24岁以后突然明白了。在意大利,有一天演出,突然感觉后脑勺“嘣”被人敲了一下,正演出准备化妆,突然豁然开朗了,明白哪些东西是我可以要的,哪些东西是我可望不可即的。
人物周刊:今年还拿了个骑士勋章,觉得自己成功吗?
金星:没有。我没有定义成功的标准,我很满足,随时准备恢复到平民状态。光环给你的时候要充分发光,发透了,容不得任何人掺和在里面,但不该我发光的时候最好变成个隐形人,看不见我才好。
人物周刊:你在手术前没那么有锋芒。
金星:以前没那么有锋芒是没有完全做到自我,还不完全是我,我要收敛一点,我还没有回到自己的位置上。现在完全做回我自己了,这是我真正的金星,从里到外,我就开始真实。

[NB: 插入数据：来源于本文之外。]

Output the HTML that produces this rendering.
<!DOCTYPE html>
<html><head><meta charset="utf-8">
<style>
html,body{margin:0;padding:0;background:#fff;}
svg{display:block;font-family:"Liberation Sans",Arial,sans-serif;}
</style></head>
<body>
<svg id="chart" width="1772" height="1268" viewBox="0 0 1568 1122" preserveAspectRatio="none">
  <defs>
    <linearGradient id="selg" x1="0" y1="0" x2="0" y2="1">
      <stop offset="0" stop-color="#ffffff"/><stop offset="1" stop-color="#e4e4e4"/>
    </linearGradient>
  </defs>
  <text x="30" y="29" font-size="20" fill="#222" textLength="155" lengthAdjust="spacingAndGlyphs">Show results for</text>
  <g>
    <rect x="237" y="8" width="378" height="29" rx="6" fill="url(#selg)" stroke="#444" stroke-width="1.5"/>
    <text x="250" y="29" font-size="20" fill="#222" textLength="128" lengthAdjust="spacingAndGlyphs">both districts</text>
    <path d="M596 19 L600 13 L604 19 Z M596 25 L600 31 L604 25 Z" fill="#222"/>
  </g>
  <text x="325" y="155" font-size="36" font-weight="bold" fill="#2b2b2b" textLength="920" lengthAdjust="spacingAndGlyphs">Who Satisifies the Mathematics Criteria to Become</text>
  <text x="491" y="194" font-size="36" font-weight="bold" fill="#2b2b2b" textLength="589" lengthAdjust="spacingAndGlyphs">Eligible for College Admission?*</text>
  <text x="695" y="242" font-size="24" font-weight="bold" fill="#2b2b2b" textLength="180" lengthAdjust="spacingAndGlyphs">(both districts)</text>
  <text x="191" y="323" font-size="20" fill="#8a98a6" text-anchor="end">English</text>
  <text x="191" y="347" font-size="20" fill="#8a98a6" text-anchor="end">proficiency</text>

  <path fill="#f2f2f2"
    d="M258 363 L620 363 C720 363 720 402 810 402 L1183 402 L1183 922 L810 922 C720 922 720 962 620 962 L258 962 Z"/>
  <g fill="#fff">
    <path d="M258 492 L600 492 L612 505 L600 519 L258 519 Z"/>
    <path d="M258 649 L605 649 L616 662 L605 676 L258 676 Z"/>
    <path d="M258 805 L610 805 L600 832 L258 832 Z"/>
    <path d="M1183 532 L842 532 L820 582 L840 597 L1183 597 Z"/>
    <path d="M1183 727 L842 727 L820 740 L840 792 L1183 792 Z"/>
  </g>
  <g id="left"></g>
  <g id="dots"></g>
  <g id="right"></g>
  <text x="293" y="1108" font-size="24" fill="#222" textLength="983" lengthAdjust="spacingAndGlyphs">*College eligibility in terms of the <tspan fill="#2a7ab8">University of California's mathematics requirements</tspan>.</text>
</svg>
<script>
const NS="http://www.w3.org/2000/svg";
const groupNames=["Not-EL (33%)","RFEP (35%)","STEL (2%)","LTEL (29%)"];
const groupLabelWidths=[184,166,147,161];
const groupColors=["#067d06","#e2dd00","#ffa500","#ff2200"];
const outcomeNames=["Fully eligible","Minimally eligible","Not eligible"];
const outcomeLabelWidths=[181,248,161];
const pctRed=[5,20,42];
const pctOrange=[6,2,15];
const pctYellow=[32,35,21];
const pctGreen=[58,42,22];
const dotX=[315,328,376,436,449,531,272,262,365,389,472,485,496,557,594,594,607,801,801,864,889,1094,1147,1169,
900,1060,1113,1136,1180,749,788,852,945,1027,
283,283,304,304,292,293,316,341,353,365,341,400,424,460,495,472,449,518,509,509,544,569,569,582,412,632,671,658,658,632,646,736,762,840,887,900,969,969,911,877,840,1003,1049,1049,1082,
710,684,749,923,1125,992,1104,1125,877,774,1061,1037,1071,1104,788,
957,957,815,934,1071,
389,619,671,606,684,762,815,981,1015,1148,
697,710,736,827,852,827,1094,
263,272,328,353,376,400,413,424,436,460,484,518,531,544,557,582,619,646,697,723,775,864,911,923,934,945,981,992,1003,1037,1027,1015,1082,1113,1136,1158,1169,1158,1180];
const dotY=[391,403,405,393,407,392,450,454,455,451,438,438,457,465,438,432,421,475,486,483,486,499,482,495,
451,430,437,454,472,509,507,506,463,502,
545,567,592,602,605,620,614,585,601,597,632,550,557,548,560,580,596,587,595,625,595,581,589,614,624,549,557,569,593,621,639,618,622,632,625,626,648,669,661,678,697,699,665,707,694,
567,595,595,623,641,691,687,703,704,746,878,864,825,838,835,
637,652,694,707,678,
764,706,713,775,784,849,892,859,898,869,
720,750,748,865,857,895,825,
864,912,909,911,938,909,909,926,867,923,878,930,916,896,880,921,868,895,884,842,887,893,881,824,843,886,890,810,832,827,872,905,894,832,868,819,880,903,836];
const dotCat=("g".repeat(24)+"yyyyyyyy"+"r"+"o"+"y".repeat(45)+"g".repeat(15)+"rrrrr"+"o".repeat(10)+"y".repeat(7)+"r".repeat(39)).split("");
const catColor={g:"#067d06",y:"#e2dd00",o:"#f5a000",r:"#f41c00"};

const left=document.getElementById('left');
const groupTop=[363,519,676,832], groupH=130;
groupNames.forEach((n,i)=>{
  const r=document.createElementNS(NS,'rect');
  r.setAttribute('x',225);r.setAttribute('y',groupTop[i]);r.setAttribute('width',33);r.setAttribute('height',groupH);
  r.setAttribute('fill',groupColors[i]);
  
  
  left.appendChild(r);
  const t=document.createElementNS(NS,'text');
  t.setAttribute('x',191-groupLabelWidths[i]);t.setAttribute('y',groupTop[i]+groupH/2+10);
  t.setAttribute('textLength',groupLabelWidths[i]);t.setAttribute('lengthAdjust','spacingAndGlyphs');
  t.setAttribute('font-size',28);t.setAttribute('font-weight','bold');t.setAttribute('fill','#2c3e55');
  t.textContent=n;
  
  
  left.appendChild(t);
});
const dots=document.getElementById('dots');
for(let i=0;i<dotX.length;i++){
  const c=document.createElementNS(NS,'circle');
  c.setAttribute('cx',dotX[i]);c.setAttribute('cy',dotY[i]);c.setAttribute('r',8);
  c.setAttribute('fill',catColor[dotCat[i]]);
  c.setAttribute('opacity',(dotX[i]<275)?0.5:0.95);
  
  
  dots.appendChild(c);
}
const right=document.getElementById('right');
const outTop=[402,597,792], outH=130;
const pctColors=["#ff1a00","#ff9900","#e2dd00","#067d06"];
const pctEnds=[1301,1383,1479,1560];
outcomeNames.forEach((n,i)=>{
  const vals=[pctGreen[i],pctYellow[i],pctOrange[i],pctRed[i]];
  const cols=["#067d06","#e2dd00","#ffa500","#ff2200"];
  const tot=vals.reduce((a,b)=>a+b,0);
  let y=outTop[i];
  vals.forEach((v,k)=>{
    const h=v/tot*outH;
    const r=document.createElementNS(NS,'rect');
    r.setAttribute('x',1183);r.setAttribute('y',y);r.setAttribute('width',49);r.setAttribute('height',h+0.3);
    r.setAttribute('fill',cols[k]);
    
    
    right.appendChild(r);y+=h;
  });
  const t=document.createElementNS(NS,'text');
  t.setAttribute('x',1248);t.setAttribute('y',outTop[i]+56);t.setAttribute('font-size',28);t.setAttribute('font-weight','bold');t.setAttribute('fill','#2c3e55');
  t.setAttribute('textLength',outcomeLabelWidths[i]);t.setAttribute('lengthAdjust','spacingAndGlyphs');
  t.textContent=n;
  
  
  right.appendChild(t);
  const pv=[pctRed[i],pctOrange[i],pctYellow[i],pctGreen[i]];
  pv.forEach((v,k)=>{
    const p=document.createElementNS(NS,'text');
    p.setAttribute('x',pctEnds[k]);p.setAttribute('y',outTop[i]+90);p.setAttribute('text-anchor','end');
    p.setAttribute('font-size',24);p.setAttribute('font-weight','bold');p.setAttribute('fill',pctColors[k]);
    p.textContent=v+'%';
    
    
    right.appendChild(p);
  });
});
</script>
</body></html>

人物周刊:你现在看起来并不在乎外界的评价。以前有过在乎的时候吗?
金星:当然,我不是石头缝里蹦出来的,有成长的过程。慢慢觉得,那些东西只是干扰,没必要太在意。自己做好了,别人暂时不理解的时候肯定有很多。时间会帮你弄清楚很多事情,就不需要再解释了。
我比同龄人早熟10年。我9岁涉足社会,察言观色,知道人与人之间的复杂,等长到19岁,我已经在社会滚了10年,到国外打拼去了。
做母亲之前,我恨不得全世界告诉我,我是个美丽的女人,跳舞跳得多好。当了妈以后就觉得,都不重要了,该美丽就美丽,该重视你就重视你。所以特别感谢3个孩子,一下就给我弄清醒了,又成熟了,33岁一下子就活明白了。